The first step is to use a scan tool to find out what codes are stored in the system. Those will then give a map as to where to look next. If the fault is in the engine systems you may be able to repair it yourself. If it is in the hybrid side of the vehicle it's likely not a DIY repair due to the high voltage dangers in those systems. They can be lethal if the wrong parts are touched.
Depending on where you live there are some parts stores that will scan a car for free, otherwise you will need a good scan tool as most of the simple code readers don't show codes in the hybrid side of the system due to the liability.
As for if it's safe to drive, that is hard to say without knowing what the codes are, it's likely an issue in the electrical charging system as the order you say the lights came on sounds like a failure of a part on the conventional engine finally caused a fault in the hybrid side and that is usually something to do with charging or controlling the batteries.

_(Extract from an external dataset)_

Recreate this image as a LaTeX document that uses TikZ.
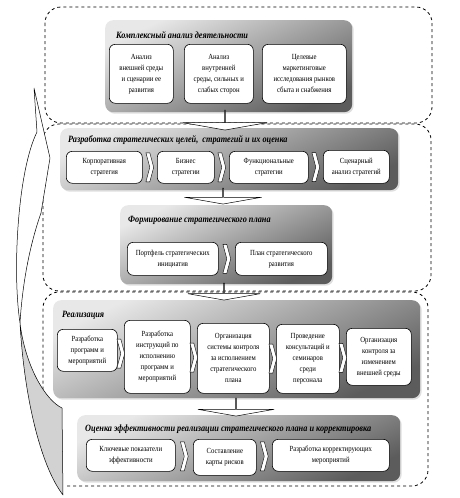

If the check engine light isn't flashing and it seems to run okay, try this:
Start it and aim the headlights at a wall or have someone stand in front, then turn on the lights, the heater blower to full, any other electrical items and see if the lights dim a lot. If they do it's probably in the engines charging system. If that is the case then I wouldn't drive it because the battery only has enough power to run the engine for a very limited time and it could shut down without warning.
Either way the scan is the first item to be done. That will point the way. Just don't treat the codes as pointing at a specific part, most codes don't do that, they will point at an area the computer is getting the wrong data from.